FINANCING PROJECTED SPENDING IN THE LONG RUN
July 13, 2007
If health care costs continue to grow at the same rate as the last 40 years and if income taxes are the only mechanism used to pay for the additional costs, tax rates will need to increase substantially by 2050, according to a Congressional Budget Office report released this week.
The report found:
- If the current rate of health spending growth -- 2.5 percentage points per year higher than the growth in the Gross Domestic Product (GDP) -- continues, income tax rates would need to increase from 10 percent to 26 percent in the lowest tax bracket; from 25 percent to 66 percent in the middle tax bracket; and from 35 percent to 92 percent in the highest tax bracket.
- If the cost of health care can be contained to one percentage point higher than the growth in GDP, the lowest tax bracket would need to increase to 17 percent, the middle tax bracket would need to increase to 43 percent and the highest tax bracket would need to increase to 60 percent, the report found.

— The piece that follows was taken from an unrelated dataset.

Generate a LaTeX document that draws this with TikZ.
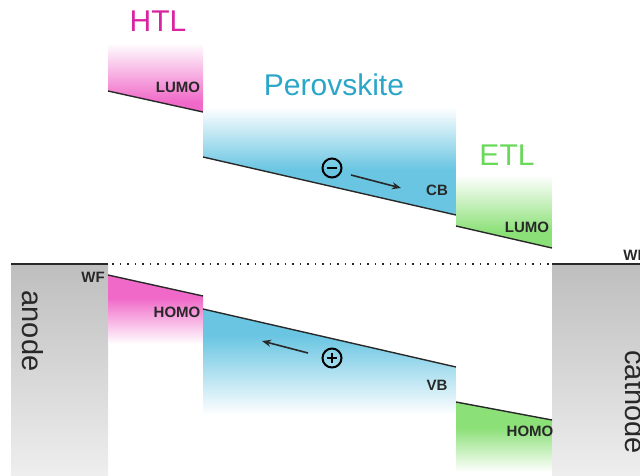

According to the report, "Given the nature of the nation's long-term fiscal challenge, constraining the growth of federal health care costs seems a key component of reducing the deficit over the next several decades."
Source: "CBO report projects possible impact of health care spending growth on income tax rate," CQ HealthBeat/News-Medical.net, July 11, 2007; based upon: "Financing Projected Spending in the Long Run," Congressional Budget Office, July 9, 2007.